No one other than the ratings committee of the WBO, however, really viewed any of the WBO titlists as champions.
All that changed with the emergence of Wladimir Klitschko. The younger of the fighting Klitschkos, Wladimir, an Olympic gold medallists, captured the belt from Chris Byrd. Although the WBO was still lightly regarded, Klitschko reeled off five successful defenses as he marched toward what seemed to be an inevitable showdown with Lennox Lewis.
Wladimir’s fights on HBO and international telecasts positioned him as heir apparent to Lewis. Meanwhile the defenses of the WBO championship gave some new value to the title.
Of course we all know how that all came crashing down as Wladimir’s face crashed into the quick-fists of Corrie Sanders. Sanders became the WBO champion, but quickly discarded the title in favor of a far more lucrative test against Vitali Klitschko for the WBC title vacated by the retired Lennox Lewis.
Wladimir was not finished with the WBO. After a couple of perfunctory wins, he was paired with Brewster for the vacant title.
While Wladimir pounded on Brewster, dominating the early part of the fight, Lamon was able to hang in. Wladimir tired badly and Brewster, plugging along, never quit despite the beating. He officially stopped Wladimir in five rounds, but more importantly he took with him some of the luster Klitschko had given to the WBO belt.
What all this really means for Lamon Brewster and Andrew Golota is that the winner is in the thick of the heavyweight picture. A win guarantees participation in whatever unification series that takes place.
Brewster with previous decision losses to Charles Shufford (L 10, Oct. 21, 2000) and Clifford Etienne (L 10, May 6, 2000), was, until the Klitschko bout, a mere curiosity to most observers and was one fight away from being considered a journeyman.
Golota’s plight is well documented and he too was close to being relegated to the club circuit after his disaster against then-WBC champion Lennox Lewis (KO by 1, Oct. 4, 1997) and a puzzling loss to the rising Michael Grant (KO by 10, Nov. 20, 1999).
Both fighters realize that this chance is really a chance at being positioned for actual big fights.
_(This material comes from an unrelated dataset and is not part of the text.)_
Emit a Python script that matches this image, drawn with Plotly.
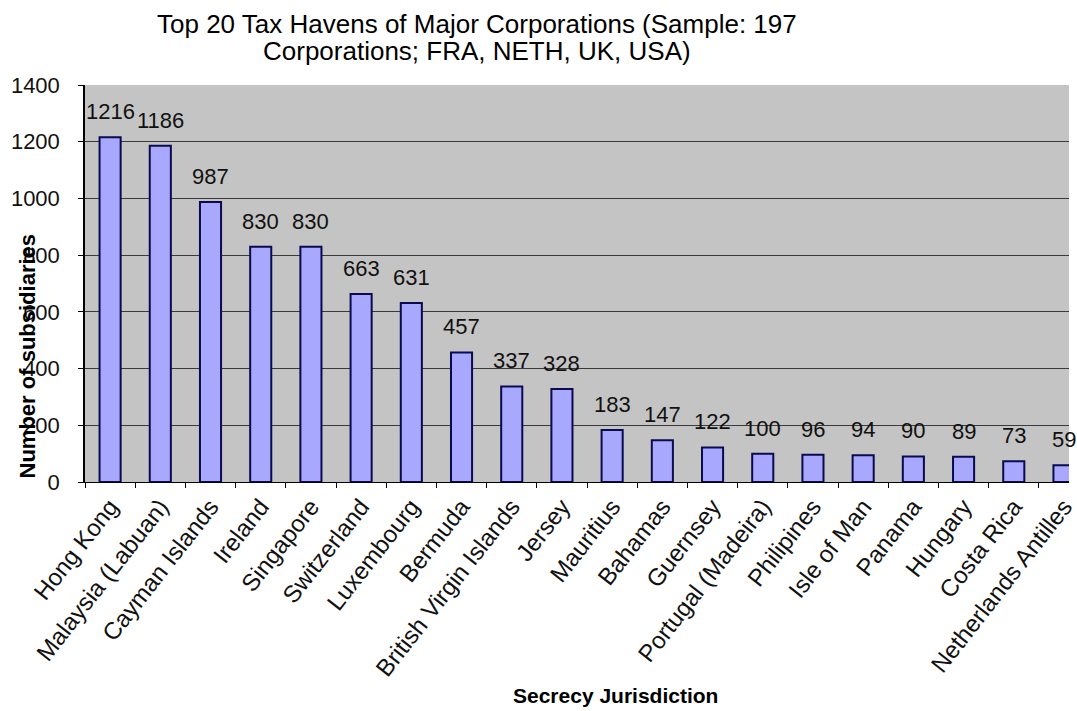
import plotly.graph_objects as go

# Secrecy jurisdictions and number of subsidiaries located there
jurisdictions = [
    "Hong Kong", "Malaysia (Labuan)", "Cayman Islands", "Ireland", "Singapore",
    "Switzerland", "Luxembourg", "Bermuda", "British Virgin Islands", "Jersey",
    "Mauritius", "Bahamas", "Guernsey", "Portugal (Madeira)", "Philipines",
    "Isle of Man", "Panama", "Hungary", "Costa Rica", "Netherlands Antilles",
]
subsidiaries = [1216, 1186, 987, 830, 830, 663, 631, 457, 337, 328,
                183, 147, 122, 100, 96, 94, 90, 89, 73, 59]
y_ticks = [0, 200, 400, 600, 800, 1000, 1200, 1400]
title_lines = ["Top 20 Tax Havens of Major Corporations (Sample: 197",
               "Corporations; FRA, NETH, UK, USA)"]

FONT = "Liberation Sans, Arial, sans-serif"
W, H = 1077, 711
L, R, T, B = 85, 0, 85, 229

fig = go.Figure()
fig.add_trace(go.Bar(
    x=jurisdictions,
    y=subsidiaries,
    marker=dict(color="#A8A8FF", line=dict(color="#0A0A50", width=2)),
    width=0.42,
    hoverinfo="x+y",
))

# value labels above the bars
for name, val in zip(jurisdictions, subsidiaries):
    fig.add_annotation(
        x=name, y=val, text=str(val), showarrow=False,
        yanchor="bottom", yshift=11,
        font=dict(family=FONT, size=22, color="#111111"),
    )

pw = W - L - R
ph = H - T - B


def px_x(x):
    return (x - L) / pw


def px_y(y):
    return (H - B - y) / ph


# chart title, one annotation per line for tight line spacing
for line, yc in zip(title_lines, [24, 51]):
    fig.add_annotation(
        xref="paper", yref="paper", x=px_x(480), y=px_y(yc),
        text=line, showarrow=False, xanchor="center", yanchor="middle",
        font=dict(family=FONT, size=26, color="#000000"),
    )

# axis titles
fig.add_annotation(
    xref="paper", yref="paper", x=px_x(27), y=px_y(356),
    text="<b>Number of subsidiaries</b>", textangle=-90, showarrow=False,
    xanchor="center", yanchor="middle",
    font=dict(family=FONT, size=22, color="#000000"),
)
fig.add_annotation(
    xref="paper", yref="paper", x=px_x(620), y=px_y(695),
    text="<b>Secrecy Jurisdiction</b>", showarrow=False,
    xanchor="center", yanchor="middle",
    font=dict(family=FONT, size=21, color="#000000"),
)

fig.update_layout(
    width=W, height=H,
    margin=dict(l=L, r=R, t=T, b=B),
    paper_bgcolor="white",
    plot_bgcolor="#C4C4C4",
    showlegend=False,
    font=dict(family=FONT, color="#000000"),
)

fig.update_xaxes(
    range=[-0.5, 19.1],
    tickangle=-52,
    tickfont=dict(family=FONT, size=24, color="#111111"),
    ticks="outside", ticklen=5, tickcolor="#000000",
    tickson="boundaries",
    showline=True, linecolor="#000000", linewidth=1,
    showgrid=False,
)
fig.update_yaxes(
    range=[0, 1400],
    tickvals=y_ticks,
    tickfont=dict(family=FONT, size=22, color="#111111"),
    ticks="outside", ticklen=5, tickcolor="#000000",
    ticklabelstandoff=14,
    showline=True, linecolor="#000000", linewidth=1.5,
    showgrid=True, gridcolor="#3A3A3A", gridwidth=1,
    zeroline=False,
)

fig.write_html("out.html")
It is probably the very, very, very last chance for Golota given his age, 37, and the fact that there are no new belts to contend for if this attempt fails.
For Brewster, a loss would mean a long-road ahead before getting another big shot. A unification series could tie-up the division for a year and the emergent unified champion could offer only a few defenses a year.
The WBO title will likely once again drop off into obscurity when (and if) the championships are unified. It has indeed served as a good launch pad, but if there is any mercy, we won’t be in the position of having four champions for very long.
Fortunately, the WBO seems to be pushing hard to once again send its title to the back of the line with an upcoming title “eliminator” bout between contender and Lance Whitaker and Luan Krasniqi. Krasniqi, you will undoubtedly remember, is coming off a stellar 12-round draw in defense of his European championship against Timo Hoffmann.
What? You say you don’t know either of them? Welcome to the fascinating ratings of the WBO. Can we presume that if the winner of Brewster-Golota refuses to defend against Whitaker-Krasniqi he will be stripped? We can only hope such a scenario presents itself. Then, the WBO championship will once again remove itself from any credibility it may have garnered.
If only the other alphabets would follow suit.